* _STATED TASK_:
Print exactly what lies from the line with "Give me the" down to the line with "const seriesNames = ['Text", counting both of those lines, but not the pictures.

* _PROVIDED ENTRIES_:
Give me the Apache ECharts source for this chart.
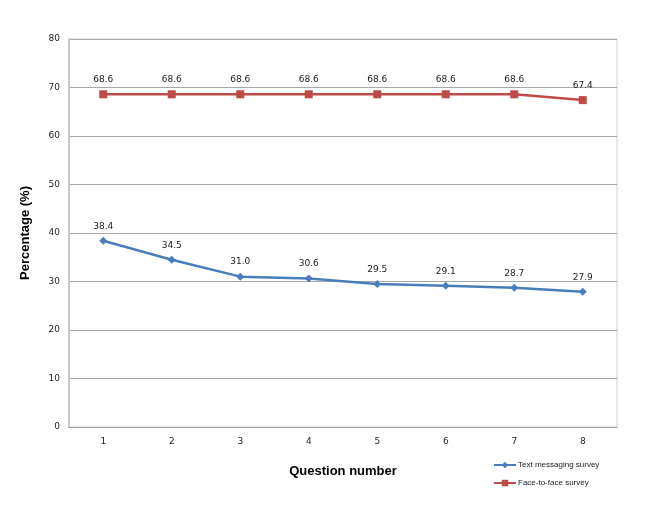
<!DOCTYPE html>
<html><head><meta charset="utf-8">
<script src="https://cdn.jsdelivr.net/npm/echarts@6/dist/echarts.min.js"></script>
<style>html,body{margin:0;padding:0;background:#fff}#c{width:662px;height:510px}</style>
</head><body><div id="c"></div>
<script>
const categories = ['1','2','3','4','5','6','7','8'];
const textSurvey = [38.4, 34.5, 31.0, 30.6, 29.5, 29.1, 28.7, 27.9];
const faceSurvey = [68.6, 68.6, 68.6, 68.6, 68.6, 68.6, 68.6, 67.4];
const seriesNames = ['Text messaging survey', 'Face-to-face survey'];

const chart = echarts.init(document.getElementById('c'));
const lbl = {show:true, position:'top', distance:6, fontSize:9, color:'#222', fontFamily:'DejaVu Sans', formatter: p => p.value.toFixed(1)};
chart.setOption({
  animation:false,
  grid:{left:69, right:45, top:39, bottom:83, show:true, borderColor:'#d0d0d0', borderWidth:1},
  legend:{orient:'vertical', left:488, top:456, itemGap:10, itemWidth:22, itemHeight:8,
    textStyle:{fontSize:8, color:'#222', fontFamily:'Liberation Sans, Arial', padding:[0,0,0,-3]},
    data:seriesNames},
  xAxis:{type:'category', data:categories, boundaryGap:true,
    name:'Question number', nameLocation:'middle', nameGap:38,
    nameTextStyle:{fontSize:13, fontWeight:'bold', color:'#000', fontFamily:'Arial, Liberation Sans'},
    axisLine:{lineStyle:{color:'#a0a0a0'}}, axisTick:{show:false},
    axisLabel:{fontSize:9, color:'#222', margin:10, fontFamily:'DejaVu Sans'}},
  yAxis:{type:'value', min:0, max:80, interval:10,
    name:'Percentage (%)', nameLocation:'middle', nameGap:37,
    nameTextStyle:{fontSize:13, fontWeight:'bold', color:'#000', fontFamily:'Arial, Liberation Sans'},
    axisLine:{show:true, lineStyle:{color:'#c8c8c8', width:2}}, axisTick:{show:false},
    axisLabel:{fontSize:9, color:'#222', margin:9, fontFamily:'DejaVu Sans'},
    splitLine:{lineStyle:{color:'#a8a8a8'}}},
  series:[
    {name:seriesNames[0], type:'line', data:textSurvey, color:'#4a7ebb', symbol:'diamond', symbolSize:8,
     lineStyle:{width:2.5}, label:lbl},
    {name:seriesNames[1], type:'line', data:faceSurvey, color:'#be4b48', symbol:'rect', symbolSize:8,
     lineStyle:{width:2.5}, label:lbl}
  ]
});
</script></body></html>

---

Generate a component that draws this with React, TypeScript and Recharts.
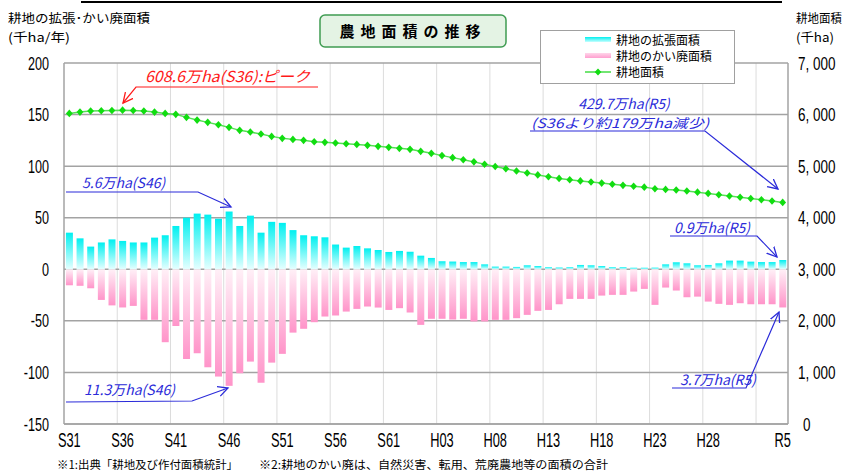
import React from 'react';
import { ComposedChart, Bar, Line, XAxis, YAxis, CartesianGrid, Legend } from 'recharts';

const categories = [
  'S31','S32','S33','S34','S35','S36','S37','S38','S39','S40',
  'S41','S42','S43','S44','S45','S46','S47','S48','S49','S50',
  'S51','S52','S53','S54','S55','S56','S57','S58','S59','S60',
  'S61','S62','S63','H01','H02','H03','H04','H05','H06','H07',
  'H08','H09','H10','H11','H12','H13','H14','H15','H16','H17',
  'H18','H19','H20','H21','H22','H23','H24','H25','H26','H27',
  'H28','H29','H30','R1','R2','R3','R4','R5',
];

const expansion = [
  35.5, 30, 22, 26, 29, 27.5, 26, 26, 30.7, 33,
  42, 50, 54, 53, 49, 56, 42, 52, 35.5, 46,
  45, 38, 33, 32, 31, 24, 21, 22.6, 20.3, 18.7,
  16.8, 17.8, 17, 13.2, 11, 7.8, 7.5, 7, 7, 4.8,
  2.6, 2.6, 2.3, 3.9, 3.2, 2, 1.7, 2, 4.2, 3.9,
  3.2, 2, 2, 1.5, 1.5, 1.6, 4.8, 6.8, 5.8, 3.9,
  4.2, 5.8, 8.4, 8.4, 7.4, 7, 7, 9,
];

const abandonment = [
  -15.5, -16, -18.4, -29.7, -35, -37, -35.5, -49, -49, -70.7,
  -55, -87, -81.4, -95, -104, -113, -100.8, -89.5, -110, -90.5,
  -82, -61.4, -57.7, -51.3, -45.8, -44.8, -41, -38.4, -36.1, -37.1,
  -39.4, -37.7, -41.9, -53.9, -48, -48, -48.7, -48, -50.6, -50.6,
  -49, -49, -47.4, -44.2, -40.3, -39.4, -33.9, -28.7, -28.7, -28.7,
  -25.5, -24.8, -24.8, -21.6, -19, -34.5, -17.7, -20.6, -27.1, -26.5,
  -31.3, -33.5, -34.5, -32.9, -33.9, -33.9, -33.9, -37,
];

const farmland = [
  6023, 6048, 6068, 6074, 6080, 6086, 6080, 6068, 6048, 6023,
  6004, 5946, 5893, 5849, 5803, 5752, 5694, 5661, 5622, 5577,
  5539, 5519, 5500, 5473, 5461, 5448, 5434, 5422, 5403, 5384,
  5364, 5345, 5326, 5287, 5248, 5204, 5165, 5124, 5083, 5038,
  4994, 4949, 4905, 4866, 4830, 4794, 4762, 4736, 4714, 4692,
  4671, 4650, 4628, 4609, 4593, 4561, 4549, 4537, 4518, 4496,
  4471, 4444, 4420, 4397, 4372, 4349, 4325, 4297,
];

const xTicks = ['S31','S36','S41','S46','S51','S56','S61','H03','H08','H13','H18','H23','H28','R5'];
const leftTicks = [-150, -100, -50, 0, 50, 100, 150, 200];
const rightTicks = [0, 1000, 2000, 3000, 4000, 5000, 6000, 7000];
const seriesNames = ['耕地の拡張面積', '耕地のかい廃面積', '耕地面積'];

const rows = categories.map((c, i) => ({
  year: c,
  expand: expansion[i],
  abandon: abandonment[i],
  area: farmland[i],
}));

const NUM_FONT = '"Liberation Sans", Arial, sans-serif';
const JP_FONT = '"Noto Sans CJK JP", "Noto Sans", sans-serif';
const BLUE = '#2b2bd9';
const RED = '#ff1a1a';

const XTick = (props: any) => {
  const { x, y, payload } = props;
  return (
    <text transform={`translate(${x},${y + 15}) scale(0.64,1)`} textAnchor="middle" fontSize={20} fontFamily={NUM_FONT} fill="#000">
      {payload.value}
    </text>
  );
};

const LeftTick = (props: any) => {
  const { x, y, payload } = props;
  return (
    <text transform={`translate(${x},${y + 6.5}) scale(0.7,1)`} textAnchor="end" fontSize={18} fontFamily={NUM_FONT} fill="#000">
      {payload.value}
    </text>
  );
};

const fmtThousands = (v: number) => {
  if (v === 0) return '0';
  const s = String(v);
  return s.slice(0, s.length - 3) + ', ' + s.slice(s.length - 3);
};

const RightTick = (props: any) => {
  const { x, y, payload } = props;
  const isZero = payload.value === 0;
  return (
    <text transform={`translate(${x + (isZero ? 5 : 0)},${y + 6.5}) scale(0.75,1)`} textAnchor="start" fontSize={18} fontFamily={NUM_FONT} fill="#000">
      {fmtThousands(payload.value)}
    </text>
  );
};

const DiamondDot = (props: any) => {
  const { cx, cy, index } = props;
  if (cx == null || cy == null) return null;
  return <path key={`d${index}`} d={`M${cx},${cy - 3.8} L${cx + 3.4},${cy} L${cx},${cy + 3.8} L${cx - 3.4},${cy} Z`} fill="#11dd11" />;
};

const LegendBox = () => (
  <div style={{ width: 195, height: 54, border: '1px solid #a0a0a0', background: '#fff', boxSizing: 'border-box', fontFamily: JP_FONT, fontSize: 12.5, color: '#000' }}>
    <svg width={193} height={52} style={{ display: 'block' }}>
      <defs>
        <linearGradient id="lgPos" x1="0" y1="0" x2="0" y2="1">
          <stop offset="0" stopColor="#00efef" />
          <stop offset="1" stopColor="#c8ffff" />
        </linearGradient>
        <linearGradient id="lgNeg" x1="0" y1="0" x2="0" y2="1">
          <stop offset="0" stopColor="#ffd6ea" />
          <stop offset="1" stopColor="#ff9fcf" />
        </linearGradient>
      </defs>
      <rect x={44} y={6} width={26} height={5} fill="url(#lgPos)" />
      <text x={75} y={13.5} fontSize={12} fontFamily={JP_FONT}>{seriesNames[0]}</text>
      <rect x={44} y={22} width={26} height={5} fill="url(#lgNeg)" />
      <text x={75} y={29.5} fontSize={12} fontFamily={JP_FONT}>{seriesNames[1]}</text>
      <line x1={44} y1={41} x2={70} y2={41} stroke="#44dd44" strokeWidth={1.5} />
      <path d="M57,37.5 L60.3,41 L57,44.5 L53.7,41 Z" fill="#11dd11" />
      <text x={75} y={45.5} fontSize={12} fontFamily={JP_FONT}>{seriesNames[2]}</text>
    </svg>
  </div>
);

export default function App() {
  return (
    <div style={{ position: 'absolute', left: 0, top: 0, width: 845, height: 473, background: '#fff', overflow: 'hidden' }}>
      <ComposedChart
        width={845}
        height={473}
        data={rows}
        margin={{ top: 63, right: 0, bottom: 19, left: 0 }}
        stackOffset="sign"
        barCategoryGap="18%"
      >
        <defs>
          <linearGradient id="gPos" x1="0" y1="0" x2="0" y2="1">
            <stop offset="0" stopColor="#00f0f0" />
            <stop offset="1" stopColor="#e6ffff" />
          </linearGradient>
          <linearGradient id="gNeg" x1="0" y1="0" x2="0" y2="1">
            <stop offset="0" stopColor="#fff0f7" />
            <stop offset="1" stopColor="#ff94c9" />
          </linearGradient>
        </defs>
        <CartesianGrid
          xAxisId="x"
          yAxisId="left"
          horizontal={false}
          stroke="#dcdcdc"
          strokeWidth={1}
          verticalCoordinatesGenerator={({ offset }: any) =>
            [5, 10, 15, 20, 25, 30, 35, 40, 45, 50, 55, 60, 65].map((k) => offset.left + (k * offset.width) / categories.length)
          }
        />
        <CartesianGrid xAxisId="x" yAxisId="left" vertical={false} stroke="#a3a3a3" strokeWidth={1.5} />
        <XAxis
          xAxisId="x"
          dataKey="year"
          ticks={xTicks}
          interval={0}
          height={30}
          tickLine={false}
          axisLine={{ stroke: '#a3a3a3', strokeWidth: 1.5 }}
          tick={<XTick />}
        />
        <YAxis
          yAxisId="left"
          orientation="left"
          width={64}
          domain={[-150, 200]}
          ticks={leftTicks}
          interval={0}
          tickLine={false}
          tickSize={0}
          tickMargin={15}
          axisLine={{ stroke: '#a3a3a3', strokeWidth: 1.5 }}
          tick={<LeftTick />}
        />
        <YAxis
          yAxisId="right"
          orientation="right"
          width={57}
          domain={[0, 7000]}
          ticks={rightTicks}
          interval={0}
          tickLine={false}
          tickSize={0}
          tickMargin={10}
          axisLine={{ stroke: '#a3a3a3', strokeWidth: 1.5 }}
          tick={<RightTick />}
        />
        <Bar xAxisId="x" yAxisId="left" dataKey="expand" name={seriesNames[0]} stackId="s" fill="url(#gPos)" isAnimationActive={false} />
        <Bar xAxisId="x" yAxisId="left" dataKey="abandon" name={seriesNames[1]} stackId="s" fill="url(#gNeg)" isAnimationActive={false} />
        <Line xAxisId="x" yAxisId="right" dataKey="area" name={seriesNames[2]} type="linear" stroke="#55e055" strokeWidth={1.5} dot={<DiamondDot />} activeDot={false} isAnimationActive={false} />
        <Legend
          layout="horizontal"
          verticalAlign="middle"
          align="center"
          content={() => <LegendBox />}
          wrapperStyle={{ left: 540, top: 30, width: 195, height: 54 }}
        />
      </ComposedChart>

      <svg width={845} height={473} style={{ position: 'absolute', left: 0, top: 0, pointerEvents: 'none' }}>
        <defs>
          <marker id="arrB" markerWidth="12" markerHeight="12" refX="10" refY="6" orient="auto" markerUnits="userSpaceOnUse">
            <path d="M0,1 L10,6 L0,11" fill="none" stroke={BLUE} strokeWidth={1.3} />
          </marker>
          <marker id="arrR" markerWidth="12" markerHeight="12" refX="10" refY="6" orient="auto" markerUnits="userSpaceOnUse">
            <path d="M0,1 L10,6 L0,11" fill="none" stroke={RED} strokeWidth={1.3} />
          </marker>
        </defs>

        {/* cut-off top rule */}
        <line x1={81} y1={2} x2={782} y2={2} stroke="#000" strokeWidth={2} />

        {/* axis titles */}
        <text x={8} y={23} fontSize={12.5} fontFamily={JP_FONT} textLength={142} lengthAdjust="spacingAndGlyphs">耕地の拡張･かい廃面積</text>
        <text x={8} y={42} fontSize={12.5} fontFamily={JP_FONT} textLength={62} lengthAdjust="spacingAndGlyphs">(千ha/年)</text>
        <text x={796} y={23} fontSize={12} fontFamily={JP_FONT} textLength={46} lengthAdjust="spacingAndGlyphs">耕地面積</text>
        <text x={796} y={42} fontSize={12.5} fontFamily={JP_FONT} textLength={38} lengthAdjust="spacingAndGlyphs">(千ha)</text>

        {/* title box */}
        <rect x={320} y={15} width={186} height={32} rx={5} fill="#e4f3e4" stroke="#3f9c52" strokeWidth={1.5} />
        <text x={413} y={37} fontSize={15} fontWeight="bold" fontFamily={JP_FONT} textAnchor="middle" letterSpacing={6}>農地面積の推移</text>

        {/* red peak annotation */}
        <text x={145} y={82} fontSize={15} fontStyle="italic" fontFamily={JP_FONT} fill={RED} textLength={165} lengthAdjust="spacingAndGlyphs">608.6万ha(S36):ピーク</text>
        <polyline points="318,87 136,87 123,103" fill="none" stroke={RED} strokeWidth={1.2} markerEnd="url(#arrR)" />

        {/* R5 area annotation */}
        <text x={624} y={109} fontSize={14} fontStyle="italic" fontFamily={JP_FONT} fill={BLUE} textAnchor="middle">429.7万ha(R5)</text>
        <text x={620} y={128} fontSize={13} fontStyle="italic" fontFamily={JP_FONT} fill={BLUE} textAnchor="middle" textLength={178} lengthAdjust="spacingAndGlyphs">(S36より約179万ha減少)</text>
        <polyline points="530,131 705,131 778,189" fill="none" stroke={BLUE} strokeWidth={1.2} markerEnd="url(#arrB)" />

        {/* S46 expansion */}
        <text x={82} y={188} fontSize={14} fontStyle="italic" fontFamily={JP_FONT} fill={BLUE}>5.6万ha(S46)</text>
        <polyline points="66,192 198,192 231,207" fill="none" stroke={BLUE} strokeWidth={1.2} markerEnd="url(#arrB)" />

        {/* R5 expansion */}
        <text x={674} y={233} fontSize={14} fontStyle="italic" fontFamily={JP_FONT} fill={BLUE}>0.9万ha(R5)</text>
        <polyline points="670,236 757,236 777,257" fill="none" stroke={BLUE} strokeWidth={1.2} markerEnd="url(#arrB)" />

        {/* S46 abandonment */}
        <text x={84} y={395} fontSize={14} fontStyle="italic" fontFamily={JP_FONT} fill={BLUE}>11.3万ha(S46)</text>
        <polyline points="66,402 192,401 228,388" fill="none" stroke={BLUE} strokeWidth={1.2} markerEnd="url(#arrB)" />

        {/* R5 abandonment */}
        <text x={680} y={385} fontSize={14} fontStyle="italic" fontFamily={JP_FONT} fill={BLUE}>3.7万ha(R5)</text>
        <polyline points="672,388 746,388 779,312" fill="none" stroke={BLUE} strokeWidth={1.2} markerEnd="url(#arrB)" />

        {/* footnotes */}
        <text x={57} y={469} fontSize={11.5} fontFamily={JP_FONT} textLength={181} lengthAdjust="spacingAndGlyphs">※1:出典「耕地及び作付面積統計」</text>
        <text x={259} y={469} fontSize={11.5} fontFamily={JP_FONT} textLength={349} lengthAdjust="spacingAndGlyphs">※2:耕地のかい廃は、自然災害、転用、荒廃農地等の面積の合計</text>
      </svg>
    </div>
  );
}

==

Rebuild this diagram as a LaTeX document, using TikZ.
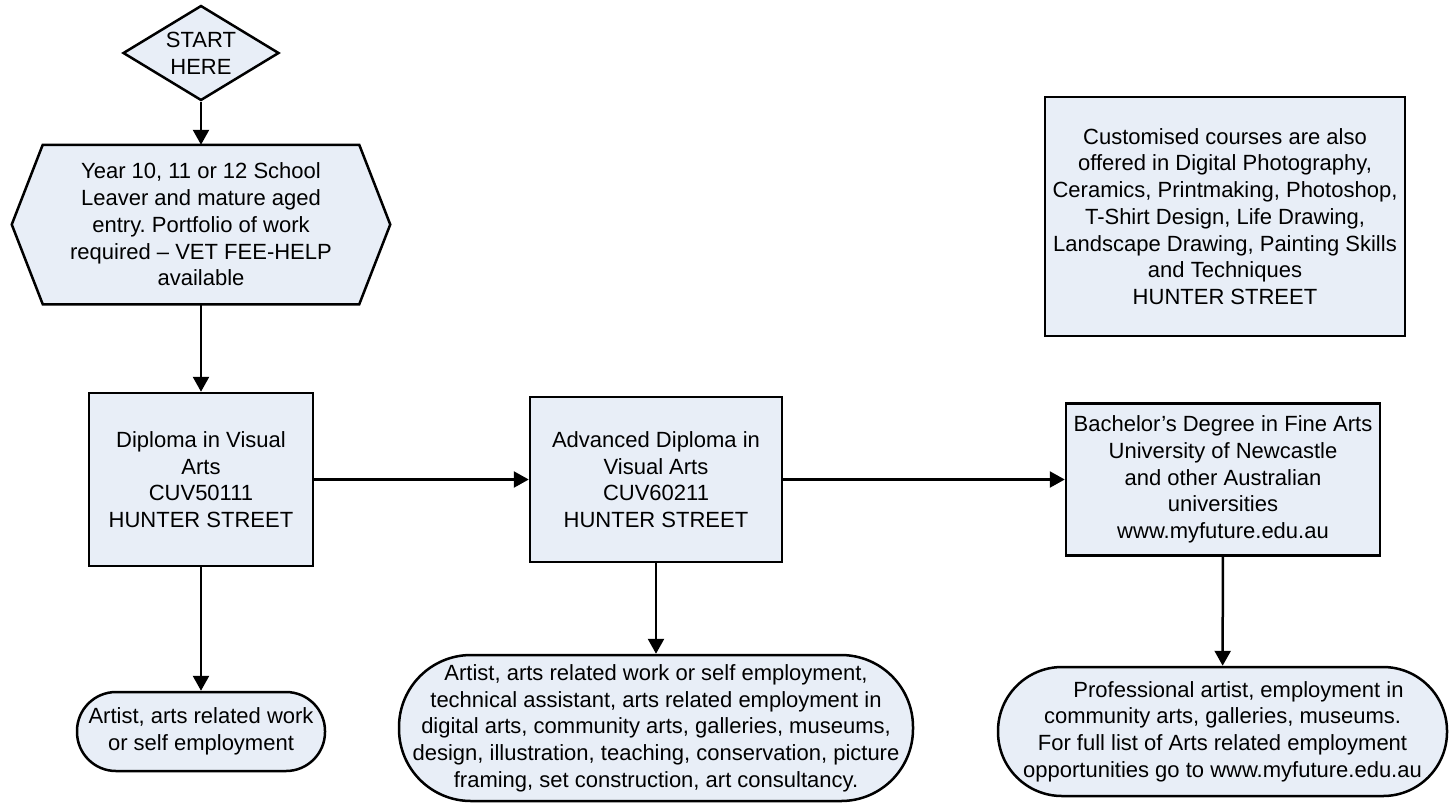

* _RESPONSE TO THIS EXERCISE_:
Give me the Apache ECharts source for this chart.
<!DOCTYPE html>
<html><head><meta charset="utf-8">
<script src="https://cdn.jsdelivr.net/npm/echarts@6/dist/echarts.min.js"></script>
<style>html,body{margin:0;padding:0;background:#fff}#c{width:662px;height:510px}</style>
</head><body><div id="c"></div>
<script>
const categories = ['1','2','3','4','5','6','7','8'];
const textSurvey = [38.4, 34.5, 31.0, 30.6, 29.5, 29.1, 28.7, 27.9];
const faceSurvey = [68.6, 68.6, 68.6, 68.6, 68.6, 68.6, 68.6, 67.4];
const seriesNames = ['Text messaging survey', 'Face-to-face survey'];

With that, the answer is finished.